More than one in 10 higher education providers in England were subjected to formal monitoring after their finances were assessed by the sector regulator.
The Office for Students (OfS) said its job is not to “prop up a university or college which is not financially sound” as it outlined its legal powers to intervene when concerns arise.
The organisation has published a range of case studies to show how it has been working – mostly under the radar – to ensure financial sustainability is taken into account by providers so they “protect students’ interests”.
All 250 universities and other higher education providers were required to complete an annual financial return for the 2020-21 financial year, the OfS said, with 47 per cent of them subjected to further assessment after an initial triage process, and 20 per cent given informal engagement and monitoring.

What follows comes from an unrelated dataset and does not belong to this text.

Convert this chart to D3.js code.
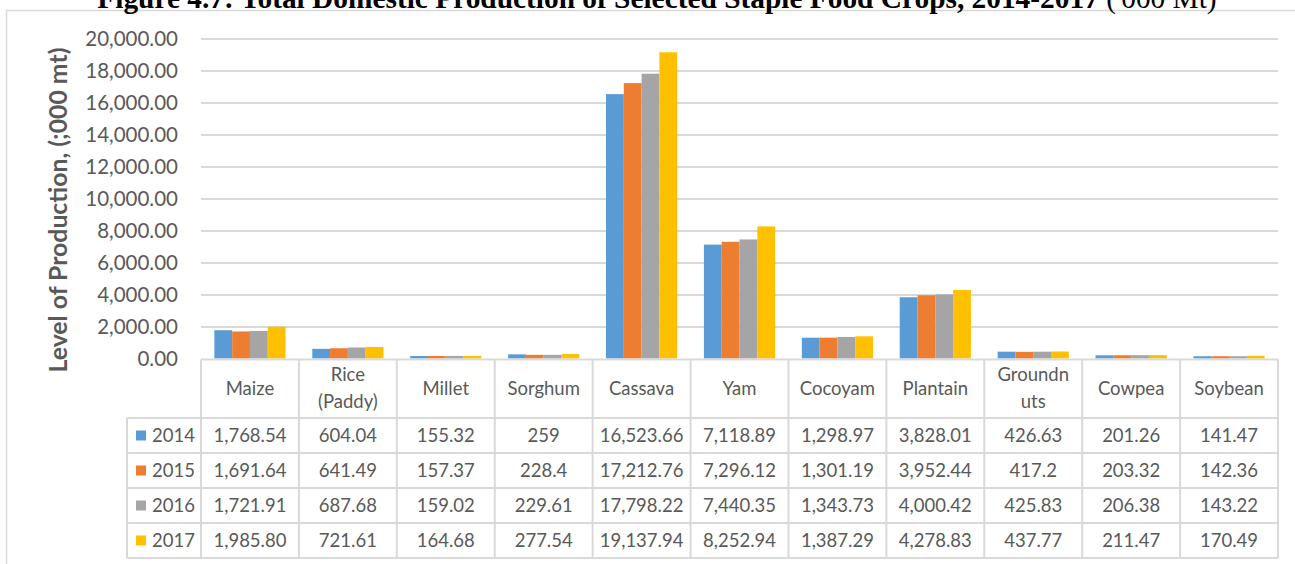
<!DOCTYPE html>
<html>
<head>
<meta charset="utf-8">
<script src="https://cdn.jsdelivr.net/npm/d3@7"></script>
<style>
  html, body { margin: 0; padding: 0; background: #fff; overflow: hidden; }
  svg { display: block; }
</style>
</head>
<body>
<svg id="chart" width="1295" height="564"></svg>
<script>
// Crops shown in the data table (line breaks follow the header cell wrapping)
const categories = ["Maize", "Rice (Paddy)", "Millet", "Sorghum", "Cassava", "Yam",
  "Cocoyam", "Plantain", "Groundnuts", "Cowpea", "Soybean"];
const categoryLabels = ["Maize", "Rice\n(Paddy)", "Millet", "Sorghum", "Cassava", "Yam",
  "Cocoyam", "Plantain", "Groundn\nuts", "Cowpea", "Soybean"];

const years = ["2014", "2015", "2016", "2017"];
const colors = ["#5B9BD5", "#ED7D31", "#A5A5A5", "#FFC000"];

// Production, '000 mt
const v2014 = [1768.54, 604.04, 155.32, 259, 16523.66, 7118.89, 1298.97, 3828.01, 426.63, 201.26, 141.47];
const v2015 = [1691.64, 641.49, 157.37, 228.4, 17212.76, 7296.12, 1301.19, 3952.44, 417.2, 203.32, 142.36];
const v2016 = [1721.91, 687.68, 159.02, 229.61, 17798.22, 7440.35, 1343.73, 4000.42, 425.83, 206.38, 143.22];
const v2017 = [1985.80, 721.61, 164.68, 277.54, 19137.94, 8252.94, 1387.29, 4278.83, 437.77, 211.47, 170.49];
const series = [v2014, v2015, v2016, v2017];

const yTicks = [0, 2000, 4000, 6000, 8000, 10000, 12000, 14000, 16000, 18000, 20000];

const titleMain = "Figure 4.7: Total Domestic Production of Selected Staple Food Crops, 2014-2017 ";
const titleUnit = "('000 Mt)";
const yLabel = "Level of Production, (;000 mt)";

// ---- layout ----
const svg = d3.select("#chart");
const W = 1295, H = 564;
const plotL = 201, plotR = 1278, plotT = 38.5, plotB = 358.5;
const headerB = 418, rowH = 35, legendL = 127;
const grid = "#D9D9D9", ink = "#595959";
const font = "Lato, 'Open Sans', sans-serif";
const tableSize = 18.5;

svg.append("rect").attr("width", W).attr("height", H).attr("fill", "#fff");

// chart area border
svg.append("rect")
  .attr("x", 6.5).attr("y", 10.5).attr("width", W + 20).attr("height", H + 20)
  .attr("fill", "none").attr("stroke", grid).attr("stroke-width", 1.5);

// title (cut by the top edge)
const title = svg.append("text")
  .attr("x", 657).attr("y", 8)
  .attr("text-anchor", "middle")
  .attr("font-family", "'Liberation Serif', 'Times New Roman', serif")
  .attr("font-size", 20).attr("fill", "#000");
title.append("tspan").attr("font-weight", "bold").text(titleMain);
title.append("tspan").text(titleUnit);
{
  const w = title.node().getComputedTextLength();
  title.attr("font-size", 20 * 1120 / w);
}

// scales
const x = d3.scaleBand().domain(categories).range([plotL, plotR]).paddingInner(0).paddingOuter(0);
const bw = x.bandwidth();
const groupW = bw * 0.727;
const x1 = d3.scaleBand().domain(years).range([(bw - groupW) / 2, (bw + groupW) / 2]).padding(0);
const y = d3.scaleLinear().domain([0, 20000]).range([plotB, plotT]);

// gridlines via axis
const yAxis = d3.axisLeft(y).tickValues(yTicks).tickFormat(d3.format(",.2f"))
  .tickSize(-(plotR - plotL)).tickPadding(23);
const ga = svg.append("g").attr("transform", `translate(${plotL},0)`).call(yAxis);
ga.select(".domain").remove();
ga.selectAll(".tick line").attr("stroke", grid).attr("stroke-width", 2)
  .filter(d => d === 0).remove();
ga.selectAll(".tick text").attr("font-family", font).attr("font-size", 20.5)
  .attr("fill", ink);

// y-axis title
const yl = svg.append("text")
  .attr("transform", "translate(58,210) rotate(-90)")
  .attr("text-anchor", "middle").attr("dy", "0.35em")
  .attr("font-family", font).attr("font-weight", "bold")
  .attr("font-size", 20).attr("fill", ink).text(yLabel);
{
  const w = yl.node().getComputedTextLength();
  yl.attr("font-size", 20 * 325 / w);
}

// bars
const barData = [];
series.forEach((vals, si) => vals.forEach((v, ci) =>
  barData.push({ cat: categories[ci], year: years[si], value: v, color: colors[si] })));
svg.append("g").selectAll("rect").data(barData).join("rect")
  .attr("x", d => x(d.cat) + x1(d.year))
  .attr("width", x1.bandwidth())
  .attr("y", d => y(d.value))
  .attr("height", d => y(0) - y(d.value))
  .attr("fill", d => d.color);

// ---- data table ----
const fmt = v => v >= 1000 ? d3.format(",.2f")(v) : String(v);
const tb = svg.append("g");
const tableB = headerB + rowH * years.length;
const line = (x1_, y1_, x2_, y2_) => tb.append("line")
  .attr("x1", x1_).attr("y1", y1_).attr("x2", x2_).attr("y2", y2_)
  .attr("stroke", grid).attr("stroke-width", 2);

// horizontal rules
line(plotL, plotB + 1, plotR, plotB + 1);
for (let r = 0; r <= years.length; r++) line(legendL, headerB + r * rowH, plotR, headerB + r * rowH);
// vertical rules
line(legendL, headerB, legendL, tableB);
categories.forEach(c => line(x(c), plotB + 1, x(c), tableB));
line(plotR, plotB + 1, plotR, tableB);

// header labels
const headerMid = (plotB + headerB) / 2;
categoryLabels.forEach((lab, i) => {
  const lines = lab.split("\n");
  const cx = x(categories[i]) + bw / 2;
  const t = tb.append("text").attr("text-anchor", "middle")
    .attr("font-family", font).attr("font-size", tableSize).attr("fill", ink);
  lines.forEach((ln, j) => {
    t.append("tspan").attr("x", cx)
      .attr("y", headerMid + (j - (lines.length - 1) / 2) * 27)
      .attr("dy", "0.35em").text(ln);
  });
});

// rows
years.forEach((yr, si) => {
  const cy = headerB + si * rowH + rowH / 2;
  tb.append("rect").attr("x", 136).attr("y", cy - 5).attr("width", 10).attr("height", 10)
    .attr("fill", colors[si]);
  tb.append("text").attr("x", 152).attr("y", cy).attr("dy", "0.35em")
    .attr("font-family", font).attr("font-size", tableSize).attr("fill", ink).text(yr);
  series[si].forEach((v, ci) => {
    tb.append("text").attr("x", x(categories[ci]) + bw / 2).attr("y", cy).attr("dy", "0.35em")
      .attr("text-anchor", "middle")
      .attr("font-family", font).attr("font-size", tableSize).attr("fill", ink).text(fmt(v));
  });
});
</script>
</body>
</html>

A further 31 institutions (12 per cent) were subjected to formal monitoring, which includes more extensive or more frequent bespoke reporting requirements, reviews of particular issues or the initialisation of student protection directions.
Three such directions have been imposed since their introduction in April 2021, with the drama school the Academy of Live and Recorded Arts (ALRA) the only registered provider to cease operating because of financial failure since the OfS’ formation.
The OfS said it does not generally comment on these issues in real time for fear of increasing the chance of a disorderly closure.
All universities and colleges registered with the OfS must demonstrate they are financially viable and sustainable to stay on its register.
As well as taking regulatory action where appropriate, it monitors the financial health of individual institutions, gathers intelligence and publishes analysis on sector-wide trends and risks.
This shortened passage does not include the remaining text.